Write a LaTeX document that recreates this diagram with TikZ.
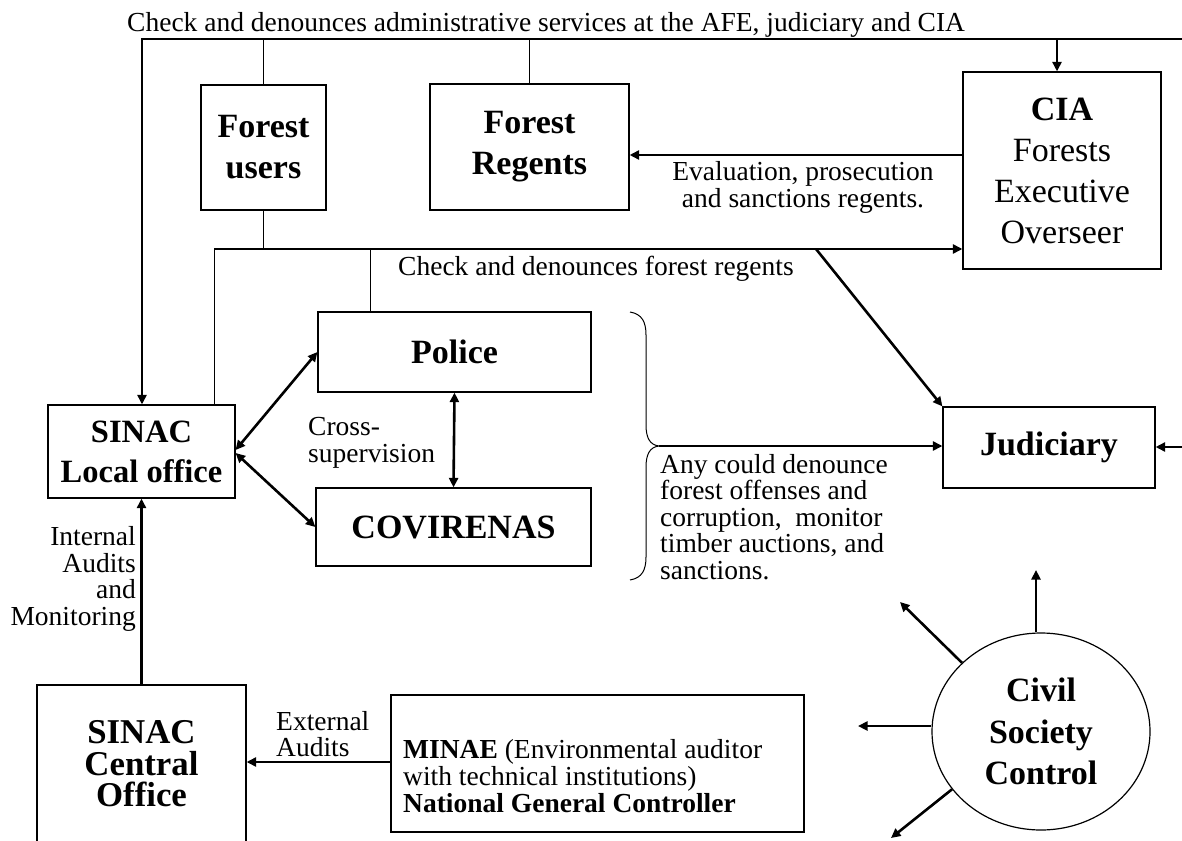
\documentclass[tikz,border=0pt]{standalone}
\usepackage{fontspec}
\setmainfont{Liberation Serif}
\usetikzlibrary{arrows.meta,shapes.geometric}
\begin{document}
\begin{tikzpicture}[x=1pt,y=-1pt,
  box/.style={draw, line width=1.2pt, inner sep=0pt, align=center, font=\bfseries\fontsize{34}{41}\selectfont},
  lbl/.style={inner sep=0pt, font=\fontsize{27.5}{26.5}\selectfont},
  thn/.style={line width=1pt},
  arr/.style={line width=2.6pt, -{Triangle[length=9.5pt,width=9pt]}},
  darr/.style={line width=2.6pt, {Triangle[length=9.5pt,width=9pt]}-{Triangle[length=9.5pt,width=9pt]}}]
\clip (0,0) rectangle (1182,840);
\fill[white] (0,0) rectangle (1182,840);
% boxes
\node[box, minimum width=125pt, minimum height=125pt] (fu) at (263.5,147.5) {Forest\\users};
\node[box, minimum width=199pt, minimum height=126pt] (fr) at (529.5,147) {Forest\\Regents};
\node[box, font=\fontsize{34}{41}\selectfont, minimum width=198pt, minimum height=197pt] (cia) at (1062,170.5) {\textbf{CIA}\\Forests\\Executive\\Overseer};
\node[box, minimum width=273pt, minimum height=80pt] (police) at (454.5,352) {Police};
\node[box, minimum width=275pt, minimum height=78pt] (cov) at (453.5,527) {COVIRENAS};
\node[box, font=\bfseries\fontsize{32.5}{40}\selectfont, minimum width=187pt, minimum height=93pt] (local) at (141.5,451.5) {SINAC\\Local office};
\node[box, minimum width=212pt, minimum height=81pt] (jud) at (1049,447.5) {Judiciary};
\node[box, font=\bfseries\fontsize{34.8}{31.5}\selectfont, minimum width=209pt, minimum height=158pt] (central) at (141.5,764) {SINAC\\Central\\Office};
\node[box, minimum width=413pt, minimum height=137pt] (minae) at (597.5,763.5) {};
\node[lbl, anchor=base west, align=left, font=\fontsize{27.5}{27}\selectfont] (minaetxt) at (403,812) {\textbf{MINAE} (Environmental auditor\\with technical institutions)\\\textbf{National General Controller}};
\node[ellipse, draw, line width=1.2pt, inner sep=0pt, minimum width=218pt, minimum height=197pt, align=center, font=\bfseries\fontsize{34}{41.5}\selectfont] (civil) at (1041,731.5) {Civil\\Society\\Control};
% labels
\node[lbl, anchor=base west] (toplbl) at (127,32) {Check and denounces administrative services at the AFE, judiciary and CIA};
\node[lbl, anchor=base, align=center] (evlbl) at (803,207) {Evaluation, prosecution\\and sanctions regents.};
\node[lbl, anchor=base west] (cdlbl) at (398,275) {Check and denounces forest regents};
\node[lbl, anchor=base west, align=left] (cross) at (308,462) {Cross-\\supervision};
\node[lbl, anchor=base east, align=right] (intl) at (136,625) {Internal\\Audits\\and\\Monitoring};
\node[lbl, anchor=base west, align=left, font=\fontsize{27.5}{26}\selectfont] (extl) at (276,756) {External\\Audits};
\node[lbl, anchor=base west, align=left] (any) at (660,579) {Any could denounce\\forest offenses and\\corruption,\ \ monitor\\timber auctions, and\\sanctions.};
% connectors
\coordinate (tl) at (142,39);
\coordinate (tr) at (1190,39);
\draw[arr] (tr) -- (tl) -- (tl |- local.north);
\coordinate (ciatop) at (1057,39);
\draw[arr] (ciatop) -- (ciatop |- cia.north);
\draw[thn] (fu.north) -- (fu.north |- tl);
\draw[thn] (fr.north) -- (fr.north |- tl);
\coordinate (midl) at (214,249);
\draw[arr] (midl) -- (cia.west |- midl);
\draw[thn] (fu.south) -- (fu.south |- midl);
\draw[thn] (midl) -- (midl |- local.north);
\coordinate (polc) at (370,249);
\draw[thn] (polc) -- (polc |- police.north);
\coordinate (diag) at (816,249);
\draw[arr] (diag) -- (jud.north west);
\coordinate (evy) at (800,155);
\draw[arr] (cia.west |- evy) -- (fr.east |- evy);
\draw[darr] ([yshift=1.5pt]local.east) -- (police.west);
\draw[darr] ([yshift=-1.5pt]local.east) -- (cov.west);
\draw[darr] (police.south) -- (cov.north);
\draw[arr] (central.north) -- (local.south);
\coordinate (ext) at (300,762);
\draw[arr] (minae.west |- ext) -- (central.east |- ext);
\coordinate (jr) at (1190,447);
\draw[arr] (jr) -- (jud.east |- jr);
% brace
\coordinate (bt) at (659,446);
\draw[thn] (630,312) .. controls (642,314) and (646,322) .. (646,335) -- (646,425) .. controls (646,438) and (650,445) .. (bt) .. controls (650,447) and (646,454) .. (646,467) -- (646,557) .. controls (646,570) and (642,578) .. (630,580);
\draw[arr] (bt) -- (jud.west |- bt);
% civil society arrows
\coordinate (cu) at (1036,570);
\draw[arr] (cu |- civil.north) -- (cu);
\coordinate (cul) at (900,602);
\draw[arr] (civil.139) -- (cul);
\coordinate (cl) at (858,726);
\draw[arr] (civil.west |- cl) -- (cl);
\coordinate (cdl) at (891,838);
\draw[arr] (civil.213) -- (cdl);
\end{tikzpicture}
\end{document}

What needs to be done = Quote the data above in full, leaving out the pictures it holds.

Output for this task =
Write a LaTeX document that recreates this diagram with TikZ.
\documentclass[tikz,border=0pt]{standalone}
\usepackage{fontspec}
\setmainfont{Liberation Serif}
\usetikzlibrary{arrows.meta,shapes.geometric}
\begin{document}
\begin{tikzpicture}[x=1pt,y=-1pt,
  box/.style={draw, line width=1.2pt, inner sep=0pt, align=center, font=\bfseries\fontsize{34}{41}\selectfont},
  lbl/.style={inner sep=0pt, font=\fontsize{27.5}{26.5}\selectfont},
  thn/.style={line width=1pt},
  arr/.style={line width=2.6pt, -{Triangle[length=9.5pt,width=9pt]}},
  darr/.style={line width=2.6pt, {Triangle[length=9.5pt,width=9pt]}-{Triangle[length=9.5pt,width=9pt]}}]
\clip (0,0) rectangle (1182,840);
\fill[white] (0,0) rectangle (1182,840);
% boxes
\node[box, minimum width=125pt, minimum height=125pt] (fu) at (263.5,147.5) {Forest\\users};
\node[box, minimum width=199pt, minimum height=126pt] (fr) at (529.5,147) {Forest\\Regents};
\node[box, font=\fontsize{34}{41}\selectfont, minimum width=198pt, minimum height=197pt] (cia) at (1062,170.5) {\textbf{CIA}\\Forests\\Executive\\Overseer};
\node[box, minimum width=273pt, minimum height=80pt] (police) at (454.5,352) {Police};
\node[box, minimum width=275pt, minimum height=78pt] (cov) at (453.5,527) {COVIRENAS};
\node[box, font=\bfseries\fontsize{32.5}{40}\selectfont, minimum width=187pt, minimum height=93pt] (local) at (141.5,451.5) {SINAC\\Local office};
\node[box, minimum width=212pt, minimum height=81pt] (jud) at (1049,447.5) {Judiciary};
\node[box, font=\bfseries\fontsize{34.8}{31.5}\selectfont, minimum width=209pt, minimum height=158pt] (central) at (141.5,764) {SINAC\\Central\\Office};
\node[box, minimum width=413pt, minimum height=137pt] (minae) at (597.5,763.5) {};
\node[lbl, anchor=base west, align=left, font=\fontsize{27.5}{27}\selectfont] (minaetxt) at (403,812) {\textbf{MINAE} (Environmental auditor\\with technical institutions)\\\textbf{National General Controller}};
\node[ellipse, draw, line width=1.2pt, inner sep=0pt, minimum width=218pt, minimum height=197pt, align=center, font=\bfseries\fontsize{34}{41.5}\selectfont] (civil) at (1041,731.5) {Civil\\Society\\Control};
% labels
\node[lbl, anchor=base west] (toplbl) at (127,32) {Check and denounces administrative services at the AFE, judiciary and CIA};
\node[lbl, anchor=base, align=center] (evlbl) at (803,207) {Evaluation, prosecution\\and sanctions regents.};
\node[lbl, anchor=base west] (cdlbl) at (398,275) {Check and denounces forest regents};
\node[lbl, anchor=base west, align=left] (cross) at (308,462) {Cross-\\supervision};
\node[lbl, anchor=base east, align=right] (intl) at (136,625) {Internal\\Audits\\and\\Monitoring};
\node[lbl, anchor=base west, align=left, font=\fontsize{27.5}{26}\selectfont] (extl) at (276,756) {External\\Audits};
\node[lbl, anchor=base west, align=left] (any) at (660,579) {Any could denounce\\forest offenses and\\corruption,\ \ monitor\\timber auctions, and\\sanctions.};
% connectors
\coordinate (tl) at (142,39);
\coordinate (tr) at (1190,39);
\draw[arr] (tr) -- (tl) -- (tl |- local.north);
\coordinate (ciatop) at (1057,39);
\draw[arr] (ciatop) -- (ciatop |- cia.north);
\draw[thn] (fu.north) -- (fu.north |- tl);
\draw[thn] (fr.north) -- (fr.north |- tl);
\coordinate (midl) at (214,249);
\draw[arr] (midl) -- (cia.west |- midl);
\draw[thn] (fu.south) -- (fu.south |- midl);
\draw[thn] (midl) -- (midl |- local.north);
\coordinate (polc) at (370,249);
\draw[thn] (polc) -- (polc |- police.north);
\coordinate (diag) at (816,249);
\draw[arr] (diag) -- (jud.north west);
\coordinate (evy) at (800,155);
\draw[arr] (cia.west |- evy) -- (fr.east |- evy);
\draw[darr] ([yshift=1.5pt]local.east) -- (police.west);
\draw[darr] ([yshift=-1.5pt]local.east) -- (cov.west);
\draw[darr] (police.south) -- (cov.north);
\draw[arr] (central.north) -- (local.south);
\coordinate (ext) at (300,762);
\draw[arr] (minae.west |- ext) -- (central.east |- ext);
\coordinate (jr) at (1190,447);
\draw[arr] (jr) -- (jud.east |- jr);
% brace
\coordinate (bt) at (659,446);
\draw[thn] (630,312) .. controls (642,314) and (646,322) .. (646,335) -- (646,425) .. controls (646,438) and (650,445) .. (bt) .. controls (650,447) and (646,454) .. (646,467) -- (646,557) .. controls (646,570) and (642,578) .. (630,580);
\draw[arr] (bt) -- (jud.west |- bt);
% civil society arrows
\coordinate (cu) at (1036,570);
\draw[arr] (cu |- civil.north) -- (cu);
\coordinate (cul) at (900,602);
\draw[arr] (civil.139) -- (cul);
\coordinate (cl) at (858,726);
\draw[arr] (civil.west |- cl) -- (cl);
\coordinate (cdl) at (891,838);
\draw[arr] (civil.213) -- (cdl);
\end{tikzpicture}
\end{document}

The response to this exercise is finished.